From the first line of the data down to and including the line with "from matplotlib.lines import Line2D", copy everything exactly, leaving out pictures.

— Begin —

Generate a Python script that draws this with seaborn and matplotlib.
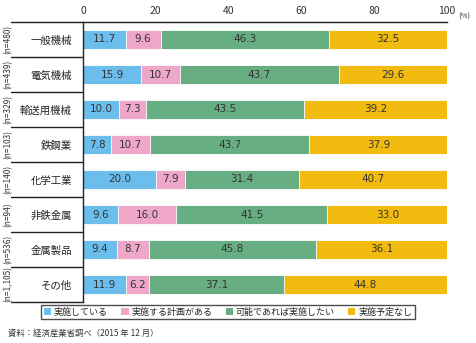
import matplotlib
matplotlib.use("Agg")
import matplotlib.pyplot as plt
import seaborn as sns
import numpy as np
import pandas as pd
from matplotlib.patches import Patch
from matplotlib.lines import Line2D

sns.set_style("white")
plt.rcParams['font.family'] = ['Noto Sans CJK JP', 'DejaVu Sans']

categories = ["一般機械", "電気機械", "輸送用機械", "鉄鋼業", "化学工業", "非鉄金属", "金属製品", "その他"]
n_labels = ["(n=480)", "(n=439)", "(n=329)", "(n=103)", "(n=140)", "(n=94)", "(n=536)", "(n=1,105)"]
series_names = ["実施している", "実施する計画がある", "可能であれば実施したい", "実施予定なし"]
v_doing = [11.7, 15.9, 10.0, 7.8, 20.0, 9.6, 9.4, 11.9]
v_plan = [9.6, 10.7, 7.3, 10.7, 7.9, 16.0, 8.7, 6.2]
v_want = [46.3, 43.7, 43.5, 43.7, 31.4, 41.5, 45.8, 37.1]
v_none = [32.5, 29.6, 39.2, 37.9, 40.7, 33.0, 36.1, 44.8]
colors = ["#6BBEEC", "#EEA7C9", "#68AE83", "#F2BB10"]
xticks = [0, 20, 40, 60, 80, 100]

W, H = 477, 343
fig = plt.figure(figsize=(W / 100, H / 100), dpi=100)
ax = fig.add_axes([83 / W, 1 - 302 / H, (447 - 83) / W, (302 - 22) / H])

vals = np.array([v_doing, v_plan, v_want, v_none])
cum = np.cumsum(vals, axis=0)
df = pd.DataFrame({"cat": categories})
for i in range(4):
    df[f"c{i}"] = cum[i]

for i in [3, 2, 1, 0]:
    sns.barplot(data=df, x=f"c{i}", y="cat", order=categories, color=colors[i],
                width=0.57, ax=ax, orient="h", saturation=1, edgecolor="white", linewidth=0.6)

for r in range(len(categories)):
    left = 0
    for i in range(4):
        v = vals[i][r]
        ax.text(left + v / 2, r, f"{v:.1f}", ha="center", va="center",
                fontsize=7.5, color="#333333", family=["DejaVu Sans"])
        left += v

ax.set_xlim(0, 100)
ax.set_ylim(7.5, -0.5)
ax.xaxis.tick_top()
ax.set_xticks(xticks)
ax.set_xticklabels([str(t) for t in xticks], fontsize=7.5, color="#333333")
ax.tick_params(axis="x", length=0, pad=4)
ax.set_xlabel("")
ax.set_ylabel("")
ax.set_yticks(range(len(categories)))
ax.set_yticklabels(categories, fontsize=7.5, color="#222222")
ax.tick_params(axis="y", length=0, pad=8)
for s in ["right", "bottom"]:
    ax.spines[s].set_visible(False)
ax.spines["top"].set_color("#222222")
ax.spines["left"].set_color("#222222")
ax.spines["top"].set_linewidth(1.0)
ax.spines["left"].set_linewidth(1.0)

# left separators
x0 = 11 / W
x1 = 83 / W
for k in range(len(categories) + 1):
    yy = 1 - (22 + k * 35) / H
    fig.add_artist(Line2D([x0, x1], [yy, yy], color="#222222", linewidth=1.0))
    if k < len(categories):
        yc = 1 - (22 + k * 35 + 17.5) / H
        fig.text(8 / W, yc, n_labels[k], rotation=90, ha="center", va="center",
                 fontsize=6, color="#333333")

fig.text(458 / W, 1 - 17 / H, "(%)", fontsize=5.5, color="#333333", ha="left", va="center")

handles = [Patch(facecolor=c, edgecolor="none") for c in colors]
leg = fig.legend(handles, series_names, loc="center", bbox_to_anchor=(228 / W, 1 - 312 / H),
                 ncol=4, fontsize=6.5, frameon=True, fancybox=False, edgecolor="#222222",
                 handlelength=0.8, handleheight=0.8, handletextpad=0.3, columnspacing=1.5,
                 borderpad=0.3, borderaxespad=0)
leg.get_frame().set_linewidth(1.0)

fig.text(8 / W, 1 - 333 / H, "資料：経済産業省調べ（2015 年 12 月）", fontsize=6, color="#333333",
         ha="left", va="center")

fig.savefig("out.png", dpi=100)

— End —

TASK RESPONSE =
Generate a Python script that draws this with seaborn and matplotlib.
import matplotlib
matplotlib.use("Agg")
import matplotlib.pyplot as plt
import seaborn as sns
import numpy as np
import pandas as pd
from matplotlib.patches import Patch
from matplotlib.lines import Line2D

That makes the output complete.